Economia

La Fed fa il falco e gela Wall Street

C'è il presente, solidamente incardinato alla necessità di contrastare ancora con forza l'inflazione. E poi c'è il futuro prossimo venturo, probabilmente segnato da un'alea di incertezza

La Fed fa il falco e gela Wall Street

C'è il presente, solidamente incardinato alla necessità di contrastare ancora con forza l'inflazione. E poi c'è il futuro prossimo venturo, probabilmente segnato da un'alea di incertezza. Alla Federal Reserve l'ora del cambio di passo non è ancora scoccata. L'aumento dei tassi di tre quarti di punto deciso ieri, che proietta il costo del denaro negli Stati Uniti al 3,75-4% (ai massimi da gennaio 2008), ha confermato tutte le attese. Ma era il dopo, cioè cosa potrà accadere già a partire da dicembre, a catalizzare l'attenzione dei mercati. E su questo terreno, il presidente dell'istituto di Washington, Jerome Powell, ha gelato tutti. Non è bastato il riferimento che il rallentamento della velocità dei rialzi si sta avvicinando: «È possibile a dicembre o a febbraio, nessuna decisione è stata presa». Anche perché ha subito aggiunto: «I tassi d'interesse dovranno raggiungere un livello più alto del previsto per frenare l'inflazione».

Così, come non si può escludere il mese prossimo una stretta circoscritta a 50 punti base che interromperebbe la sequenza di quattro aumenti consecutivi dello 0,75 per cento, altrettanto in considerazione deve essere resa l'ipotesi che il costo del denaro superi il 5% nei primi mesi del 2023. È un passaggio cruciale che Wall Street ha subito colto, abbandonando l'euforia iniziale innescata dall'idea di una Fed più colomba.
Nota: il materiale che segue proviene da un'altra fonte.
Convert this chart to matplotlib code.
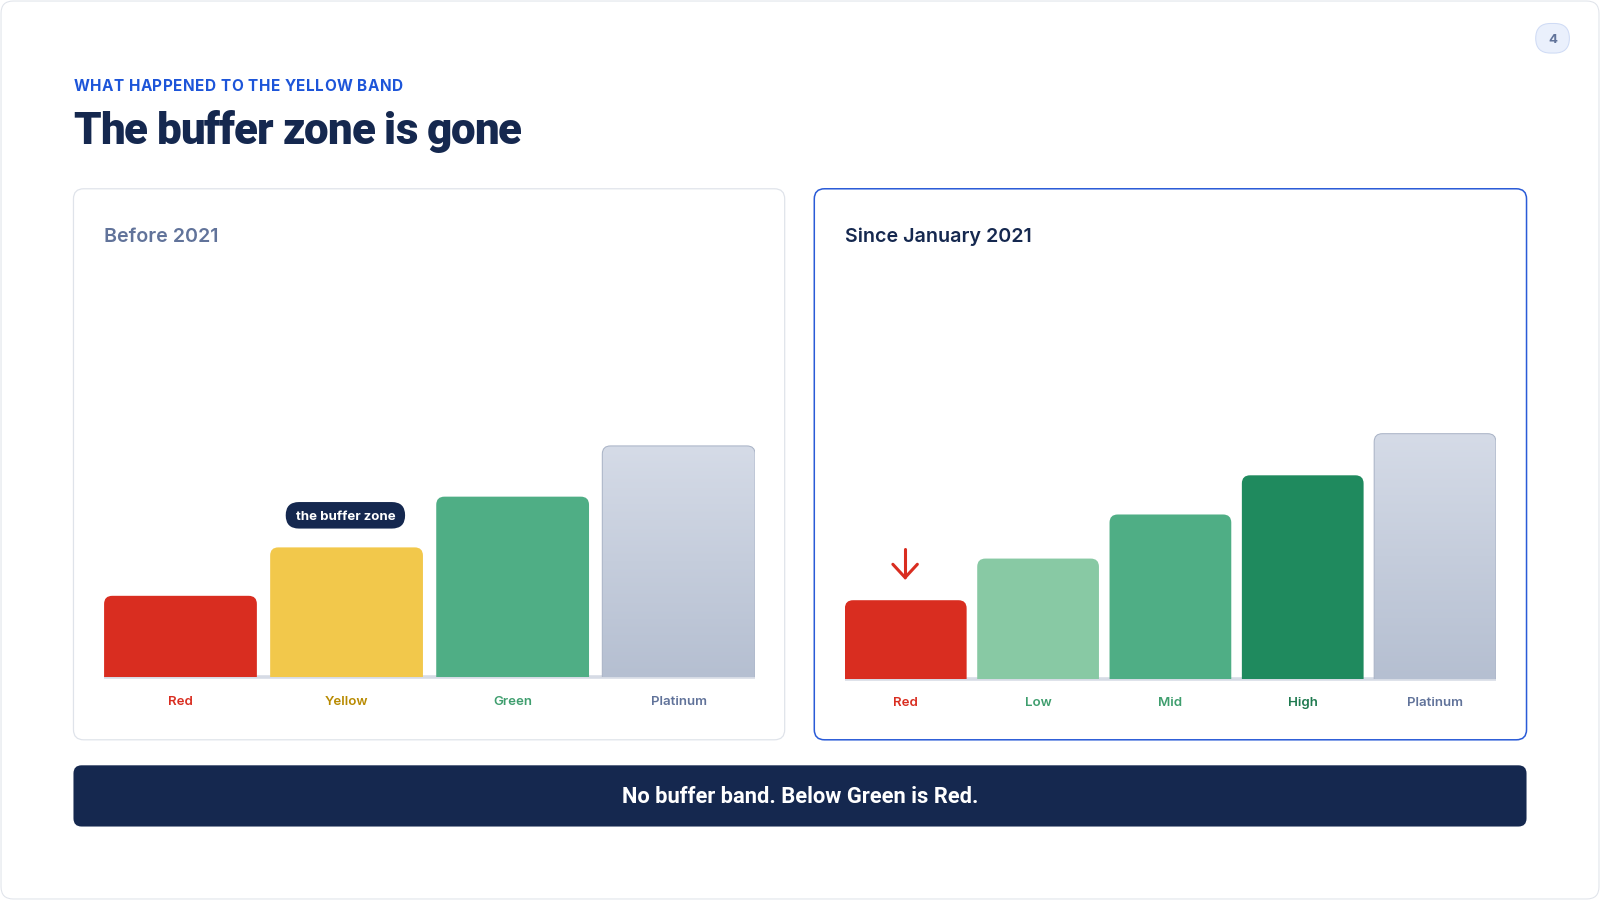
import numpy as np
import matplotlib
matplotlib.use('Agg')
import matplotlib.pyplot as plt
from matplotlib.patches import FancyBboxPatch
from matplotlib.colors import LinearSegmentedColormap
from matplotlib import font_manager as fm
from matplotlib.ft2font import FT2Font

# ---------------- data ----------------
eyebrow = "WHAT HAPPENED TO THE YELLOW BAND"
title = "The buffer zone is gone"
left_title = "Before 2021"
right_title = "Since January 2021"
left_cats = ["Red", "Yellow", "Green", "Platinum"]
left_vals = [35, 56, 78, 100]
right_cats = ["Red", "Low", "Mid", "High", "Platinum"]
right_vals = [32, 49, 67, 83, 100]
pill_text = "the buffer zone"
banner_text = "No buffer band. Below Green is Red."
page_no = "4"

left_bar_colors = ['#d92d20', '#f2c84b', '#4fae85', None]
left_label_colors = ['#d92d20', '#b88a00', '#3f9e6e', '#61739a']
right_bar_colors = ['#d92d20', '#88c9a4', '#4fae85', '#1f8a5e', None]
right_label_colors = ['#d92d20', '#3f9e6e', '#3f9e6e', '#1f7a50', '#61739a']

NAVY = '#15284f'
W, H = 1568, 882            # design grid (scaled to 1600x900)
PT = 1600 / W * 0.72         # points per design px

fig = plt.figure(figsize=(16, 9), dpi=100)
fig.patch.set_facecolor('white')
bg = fig.add_axes([0, 0, 1, 1])
bg.set_xlim(0, W)
bg.set_ylim(H, 0)
bg.axis('off')


def fr(x0, y0, x1, y1):
    return [x0 / W, 1 - y1 / H, (x1 - x0) / W, (y1 - y0) / H]


def rbox(ax, x, y, w, h, r, fc, ec='none', lw=0.0, z=1):
    p = FancyBboxPatch((x, y), w, h, boxstyle=f"round,pad=0,rounding_size={r}",
                       fc=fc, ec=ec, lw=lw, zorder=z)
    ax.add_patch(p)
    return p


# outer frame
rbox(bg, 1, 1, W - 2, H - 2, 12, 'white', '#dfe3ea', 1.0 * PT, 0)

# page number pill
rbox(bg, 1505, 23, 33, 29, 14.5, '#eaf0fc', '#cfdbf5', 1.0 * PT, 2)
bg.text(1521.5, 42.5, page_no, ha='center', va='baseline', color='#61739a',
        fontsize=13 * PT, fontweight='bold', family=['Inter', 'DejaVu Sans'])


# text with letter spacing
def tracked(x0, y, s, size_px, color, family, weight, track):
    prop = fm.FontProperties(family=family, weight=weight)
    path = fm.findfont(prop)
    f = FT2Font(path)
    f.set_size(size_px, 72)
    x = x0
    for ch in s:
        bg.text(x, y, ch, ha='left', va='baseline', color=color,
                fontsize=size_px * PT, fontproperties=prop)
        try:
            g = f.load_char(ord(ch))
            adv = g.linearHoriAdvance / 65536.0
        except Exception:
            adv = size_px * 0.6
        x += adv + track


tracked(72, 89, eyebrow, 15, '#1d55d9', 'Inter', 'bold', 0.5)
tracked(72, 141, title, 43, NAVY, 'Roboto', 'heavy', -1.0)

# cards
rbox(bg, 72, 185, 697, 540, 10, 'white', '#dfe3ea', 1.2 * PT, 1)
rbox(bg, 798, 185, 698, 540, 10, 'white', '#2a5bd7', 1.5 * PT, 1)
bg.text(102, 237, left_title, ha='left', va='baseline', color='#61739a',
        fontsize=19.3 * PT, fontweight='semibold', family=['Inter', 'DejaVu Sans'])
bg.text(828, 237, right_title, ha='left', va='baseline', color=NAVY,
        fontsize=19.3 * PT, fontweight='semibold', family=['Inter', 'DejaVu Sans'])

# banner
rbox(bg, 72, 750, 1424, 60, 8, NAVY, z=1)
bg.text(784, 787, banner_text, ha='center', va='baseline', color='white',
        fontsize=21.5 * PT, fontweight='bold', family=['Roboto', 'DejaVu Sans'])

plat_cmap = LinearSegmentedColormap.from_list('plat', ['#d5dbe7', '#b5bfd1'])


def chart(box, cats, vals, colors, lcolors, ymax, label_base):
    ax = fig.add_axes(fr(*box))
    ax.set_facecolor('none')
    ax.axis('off')
    n = len(cats)
    w = 0.92
    x = np.arange(n)
    bars = ax.bar(x, vals, width=w, alpha=0)
    xl = (-w / 2, n - 1 + w / 2)
    ax.set_xlim(*xl)
    ax.set_ylim(0, ymax)
    p0 = ax.transData.transform((0, 0))
    p1 = ax.transData.transform((1, 1))
    Px, Py = p1[0] - p0[0], p1[1] - p0[1]
    rpx = 8 * 1600 / W
    rx = rpx / Px
    asp = Px / Py
    ry = rx * asp
    ax.plot(xl, [0, 0], color='#d6dbe5', lw=3.5 * PT, clip_on=False, zorder=1,
            solid_capstyle='butt')
    for b, c in zip(bars, colors):
        bx, bw, bh = b.get_x(), b.get_width(), b.get_height()
        if c is not None:
            p = FancyBboxPatch((bx, -ry), bw, bh + ry,
                               boxstyle=f"round,pad=0,rounding_size={rx}",
                               mutation_aspect=asp, fc=c, ec='none', zorder=2)
            ax.add_patch(p)
        else:
            p = FancyBboxPatch((bx, -ry), bw, bh + ry,
                               boxstyle=f"round,pad=0,rounding_size={rx}",
                               mutation_aspect=asp, fc='none', ec='#a9b3c6',
                               lw=1.0 * PT, zorder=3)
            ax.add_patch(p)
            img = ax.imshow(np.linspace(0, 1, 256).reshape(-1, 1), cmap=plat_cmap,
                            extent=[bx, bx + bw, 0, bh], aspect='auto', zorder=2)
            img.set_clip_path(p)
    ax.set_xlim(*xl)
    ax.set_ylim(0, ymax)
    for i, (cat, lc) in enumerate(zip(cats, lcolors)):
        ax.annotate(cat, xy=(i, 0), xytext=(0, -label_base * PT),
                    textcoords='offset points', ha='center', va='baseline',
                    color=lc, fontsize=13 * PT, fontweight='semibold',
                    family=['Inter', 'DejaVu Sans'], annotation_clip=False)
    return ax, bars


axL, barsL = chart((102, 263, 740, 663), left_cats, left_vals, left_bar_colors,
                   left_label_colors, 400 / 2.26, 28)
axR, barsR = chart((828, 265, 1466, 665), right_cats, right_vals, right_bar_colors,
                   right_label_colors, 400 / 2.4, 27)

# buffer zone pill
rbox(bg, 280, 492, 117, 26, 13, NAVY, z=5)
bg.text(338.5, 509.5, pill_text, ha='center', va='baseline', color='white',
        fontsize=13 * PT, fontweight='bold', family=['Inter', 'DejaVu Sans'], zorder=6)

# red arrow above Red bar (right)
RED = '#d92d20'
bg.plot([887, 887], [538, 565], color=RED, lw=3 * PT, solid_capstyle='round', zorder=5)
bg.plot([875, 887, 899], [553, 566, 553], color=RED, lw=3 * PT,
        solid_joinstyle='miter', solid_capstyle='round', zorder=5)

fig.savefig('out.png', dpi=100, facecolor='white')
I 300 punti di guadagno accumulati sono stati bruciati nel giro di pochi minuti, e a un'ora dalla chiusura il Dow Jones cedeva l'1 per cento, mentre il rendimento dei T-bond decennali era risalito sopra il 4 per cento.

I mercati si sono insomma illusi di aver finalmente trovato il loro Graal, quel pivot dei tassi che la scorsa estate aveva innescato forti correnti di acquisti prima che il dato sui prezzi al consumo in agosto annullasse ogni speranza. Pause nel lavoro di contrasto al caro-prezzi non sembrano invece ancora essere stati messe in cantiere a Eccles Building. Powell ha osservato che «è molto prematuro pensare o parlare di sospendere i nostri rialzi dei tassi. Abbiamo molta strada da fare», perché «vogliamo evitare di commettere l'errore di non essere abbastanza restrittivi o di allentare» la presa «troppo presto». Quindi, ha respinto le accuse di aver troppo irrigidito la politica monetaria: «L'inflazione è ancora ben al di sopra del tasso di interesse sui fondi federali».

La Federal Reserve continua a puntare su un atterraggio morbido, ma una contrazione severa non si può escludere poiché il restringimento delle maglie monetarie deve ancora dispiegare i propri effetti, come peraltro sottolineato nello statement. Per il momento, sottolinea la banca centrale Usa, l'economia cresce a passo moderato, con guadagni di posti di lavoro ancora «robusti» e bassa disoccupazione.

Proprio la resilienza del mercato del lavoro, dove in ottobre sono stati aggiunti altri 239mila posti (contro i 195mila delle previsioni) potrebbe complicare il lavoro dell'istituto di Washington nei prossimi mesi. Si tratta di un numero davvero forte vista la maturità della ripresa economica, ma le assunzioni non sono state ad ampio raggio. I produttori di beni, che sono sensibili ai tassi di interesse, stanno limitando le assunzioni e chi cambia lavoro sta ottenendo buste paghe più leggere, mentre nel manifatturiero (-20mila posti) la situazione va deteriorandosi. Ma il mercato del lavoro presenta anche rigidità, date dal fatto che ci sono quasi due posti liberi per ogni lavoratore disoccupato.

Powell, comunque, non vede al momento in atto una spirale prezzi-salari.